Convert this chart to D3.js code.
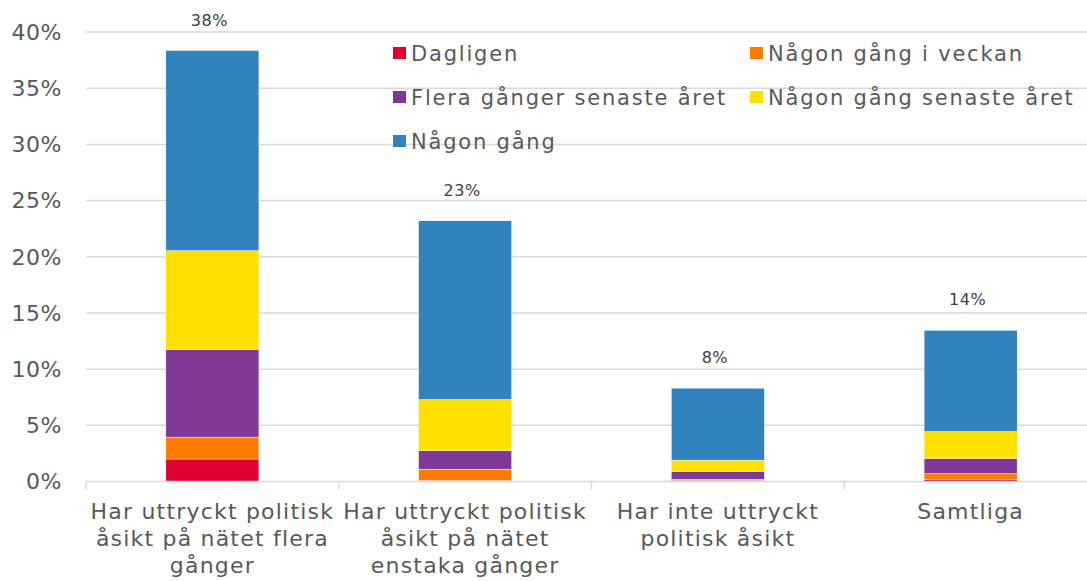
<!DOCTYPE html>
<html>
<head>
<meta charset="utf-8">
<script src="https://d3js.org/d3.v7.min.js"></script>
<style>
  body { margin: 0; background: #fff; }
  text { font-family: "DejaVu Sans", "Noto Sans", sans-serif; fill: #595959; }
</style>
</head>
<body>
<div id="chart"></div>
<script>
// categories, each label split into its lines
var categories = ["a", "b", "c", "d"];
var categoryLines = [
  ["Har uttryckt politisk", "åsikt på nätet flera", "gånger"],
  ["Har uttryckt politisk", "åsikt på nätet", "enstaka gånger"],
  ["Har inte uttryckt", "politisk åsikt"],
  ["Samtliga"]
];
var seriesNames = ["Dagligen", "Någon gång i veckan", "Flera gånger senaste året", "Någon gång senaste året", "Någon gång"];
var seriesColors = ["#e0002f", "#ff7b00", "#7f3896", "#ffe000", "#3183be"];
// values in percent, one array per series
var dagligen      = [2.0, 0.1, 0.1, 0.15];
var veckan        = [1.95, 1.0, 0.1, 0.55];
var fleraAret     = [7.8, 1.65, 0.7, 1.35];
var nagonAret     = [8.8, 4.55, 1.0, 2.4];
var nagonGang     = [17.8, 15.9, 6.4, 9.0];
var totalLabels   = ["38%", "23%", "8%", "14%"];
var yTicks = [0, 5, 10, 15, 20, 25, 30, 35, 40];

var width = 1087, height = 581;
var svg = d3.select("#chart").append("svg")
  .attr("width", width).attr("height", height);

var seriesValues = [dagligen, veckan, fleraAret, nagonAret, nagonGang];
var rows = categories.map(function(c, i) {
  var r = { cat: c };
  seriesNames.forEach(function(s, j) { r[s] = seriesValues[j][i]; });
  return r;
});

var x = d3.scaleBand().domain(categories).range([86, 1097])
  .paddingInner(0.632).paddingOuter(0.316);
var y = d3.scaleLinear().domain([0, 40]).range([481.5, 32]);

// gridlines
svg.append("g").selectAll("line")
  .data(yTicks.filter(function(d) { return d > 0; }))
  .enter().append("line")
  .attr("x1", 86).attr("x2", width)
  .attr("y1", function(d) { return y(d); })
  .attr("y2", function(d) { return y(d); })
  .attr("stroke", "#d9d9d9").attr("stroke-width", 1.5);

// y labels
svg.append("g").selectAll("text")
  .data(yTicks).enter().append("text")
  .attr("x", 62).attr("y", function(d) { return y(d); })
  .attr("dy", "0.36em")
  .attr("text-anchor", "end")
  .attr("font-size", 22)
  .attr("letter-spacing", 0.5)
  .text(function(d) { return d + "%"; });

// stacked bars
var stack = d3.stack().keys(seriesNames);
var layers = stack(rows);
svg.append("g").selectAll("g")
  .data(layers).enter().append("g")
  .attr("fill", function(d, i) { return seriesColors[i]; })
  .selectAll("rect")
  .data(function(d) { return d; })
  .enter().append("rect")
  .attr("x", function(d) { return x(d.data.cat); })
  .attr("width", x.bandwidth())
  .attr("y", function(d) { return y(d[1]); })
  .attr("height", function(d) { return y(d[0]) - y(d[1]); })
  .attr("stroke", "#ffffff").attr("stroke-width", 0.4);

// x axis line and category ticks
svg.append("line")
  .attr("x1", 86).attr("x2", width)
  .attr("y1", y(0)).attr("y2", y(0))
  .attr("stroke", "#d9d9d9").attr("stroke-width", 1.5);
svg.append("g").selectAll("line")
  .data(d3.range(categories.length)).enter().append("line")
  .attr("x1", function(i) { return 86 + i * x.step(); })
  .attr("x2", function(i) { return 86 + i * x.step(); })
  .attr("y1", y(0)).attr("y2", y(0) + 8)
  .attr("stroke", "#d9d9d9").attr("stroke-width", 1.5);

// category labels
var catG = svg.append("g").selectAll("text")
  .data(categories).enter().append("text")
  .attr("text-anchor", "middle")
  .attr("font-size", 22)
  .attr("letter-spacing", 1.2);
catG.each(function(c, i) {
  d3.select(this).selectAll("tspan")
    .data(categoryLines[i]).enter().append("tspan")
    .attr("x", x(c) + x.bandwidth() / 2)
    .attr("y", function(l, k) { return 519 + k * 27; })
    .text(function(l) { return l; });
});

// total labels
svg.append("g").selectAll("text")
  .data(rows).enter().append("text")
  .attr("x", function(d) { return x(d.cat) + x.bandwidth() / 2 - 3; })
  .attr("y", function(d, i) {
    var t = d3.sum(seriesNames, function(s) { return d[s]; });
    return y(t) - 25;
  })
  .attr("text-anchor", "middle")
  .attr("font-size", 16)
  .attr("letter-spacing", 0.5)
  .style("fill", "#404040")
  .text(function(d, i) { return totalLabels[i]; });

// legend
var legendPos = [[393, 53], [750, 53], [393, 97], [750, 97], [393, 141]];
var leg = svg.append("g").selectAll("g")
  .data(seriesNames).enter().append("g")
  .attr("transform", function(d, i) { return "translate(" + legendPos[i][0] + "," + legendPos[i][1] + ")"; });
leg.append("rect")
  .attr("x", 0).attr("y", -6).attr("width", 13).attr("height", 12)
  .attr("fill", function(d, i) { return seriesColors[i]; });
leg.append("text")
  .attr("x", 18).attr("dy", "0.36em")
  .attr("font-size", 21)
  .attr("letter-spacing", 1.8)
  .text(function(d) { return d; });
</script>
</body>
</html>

------------------------------------------------

What the task requires =
Print each line of the material above exactly, with the pictures removed from your copy.

Solution to the problem =
Convert this chart to D3.js code.
<!DOCTYPE html>
<html>
<head>
<meta charset="utf-8">
<script src="https://d3js.org/d3.v7.min.js"></script>
<style>
  body { margin: 0; background: #fff; }
  text { font-family: "DejaVu Sans", "Noto Sans", sans-serif; fill: #595959; }
</style>
</head>
<body>
<div id="chart"></div>
<script>
// categories, each label split into its lines
var categories = ["a", "b", "c", "d"];
var categoryLines = [
  ["Har uttryckt politisk", "åsikt på nätet flera", "gånger"],
  ["Har uttryckt politisk", "åsikt på nätet", "enstaka gånger"],
  ["Har inte uttryckt", "politisk åsikt"],
  ["Samtliga"]
];
var seriesNames = ["Dagligen", "Någon gång i veckan", "Flera gånger senaste året", "Någon gång senaste året", "Någon gång"];
var seriesColors = ["#e0002f", "#ff7b00", "#7f3896", "#ffe000", "#3183be"];
// values in percent, one array per series
var dagligen      = [2.0, 0.1, 0.1, 0.15];
var veckan        = [1.95, 1.0, 0.1, 0.55];
var fleraAret     = [7.8, 1.65, 0.7, 1.35];
var nagonAret     = [8.8, 4.55, 1.0, 2.4];
var nagonGang     = [17.8, 15.9, 6.4, 9.0];
var totalLabels   = ["38%", "23%", "8%", "14%"];
var yTicks = [0, 5, 10, 15, 20, 25, 30, 35, 40];

var width = 1087, height = 581;
var svg = d3.select("#chart").append("svg")
  .attr("width", width).attr("height", height);

var seriesValues = [dagligen, veckan, fleraAret, nagonAret, nagonGang];
var rows = categories.map(function(c, i) {
  var r = { cat: c };
  seriesNames.forEach(function(s, j) { r[s] = seriesValues[j][i]; });
  return r;
});

var x = d3.scaleBand().domain(categories).range([86, 1097])
  .paddingInner(0.632).paddingOuter(0.316);
var y = d3.scaleLinear().domain([0, 40]).range([481.5, 32]);

// gridlines
svg.append("g").selectAll("line")
  .data(yTicks.filter(function(d) { return d > 0; }))
  .enter().append("line")
  .attr("x1", 86).attr("x2", width)
  .attr("y1", function(d) { return y(d); })
  .attr("y2", function(d) { return y(d); })
  .attr("stroke", "#d9d9d9").attr("stroke-width", 1.5);

// y labels
svg.append("g").selectAll("text")
  .data(yTicks).enter().append("text")
  .attr("x", 62).attr("y", function(d) { return y(d); })
  .attr("dy", "0.36em")
  .attr("text-anchor", "end")
  .attr("font-size", 22)
  .attr("letter-spacing", 0.5)
  .text(function(d) { return d + "%"; });

// stacked bars
var stack = d3.stack().keys(seriesNames);
var layers = stack(rows);
svg.append("g").selectAll("g")
  .data(layers).enter().append("g")
  .attr("fill", function(d, i) { return seriesColors[i]; })
  .selectAll("rect")
  .data(function(d) { return d; })
  .enter().append("rect")
  .attr("x", function(d) { return x(d.data.cat); })
  .attr("width", x.bandwidth())
  .attr("y", function(d) { return y(d[1]); })
  .attr("height", function(d) { return y(d[0]) - y(d[1]); })
  .attr("stroke", "#ffffff").attr("stroke-width", 0.4);

// x axis line and category ticks
svg.append("line")
  .attr("x1", 86).attr("x2", width)
  .attr("y1", y(0)).attr("y2", y(0))
  .attr("stroke", "#d9d9d9").attr("stroke-width", 1.5);
svg.append("g").selectAll("line")
  .data(d3.range(categories.length)).enter().append("line")
  .attr("x1", function(i) { return 86 + i * x.step(); })
  .attr("x2", function(i) { return 86 + i * x.step(); })
  .attr("y1", y(0)).attr("y2", y(0) + 8)
  .attr("stroke", "#d9d9d9").attr("stroke-width", 1.5);

// category labels
var catG = svg.append("g").selectAll("text")
  .data(categories).enter().append("text")
  .attr("text-anchor", "middle")
  .attr("font-size", 22)
  .attr("letter-spacing", 1.2);
catG.each(function(c, i) {
  d3.select(this).selectAll("tspan")
    .data(categoryLines[i]).enter().append("tspan")
    .attr("x", x(c) + x.bandwidth() / 2)
    .attr("y", function(l, k) { return 519 + k * 27; })
    .text(function(l) { return l; });
});

// total labels
svg.append("g").selectAll("text")
  .data(rows).enter().append("text")
  .attr("x", function(d) { return x(d.cat) + x.bandwidth() / 2 - 3; })
  .attr("y", function(d, i) {
    var t = d3.sum(seriesNames, function(s) { return d[s]; });
    return y(t) - 25;
  })
  .attr("text-anchor", "middle")
  .attr("font-size", 16)
  .attr("letter-spacing", 0.5)
  .style("fill", "#404040")
  .text(function(d, i) { return totalLabels[i]; });

// legend
var legendPos = [[393, 53], [750, 53], [393, 97], [750, 97], [393, 141]];
var leg = svg.append("g").selectAll("g")
  .data(seriesNames).enter().append("g")
  .attr("transform", function(d, i) { return "translate(" + legendPos[i][0] + "," + legendPos[i][1] + ")"; });
leg.append("rect")
  .attr("x", 0).attr("y", -6).attr("width", 13).attr("height", 12)
  .attr("fill", function(d, i) { return seriesColors[i]; });
leg.append("text")
  .attr("x", 18).attr("dy", "0.36em")
  .attr("font-size", 21)
  .attr("letter-spacing", 1.8)
  .text(function(d) { return d; });
</script>
</body>
</html>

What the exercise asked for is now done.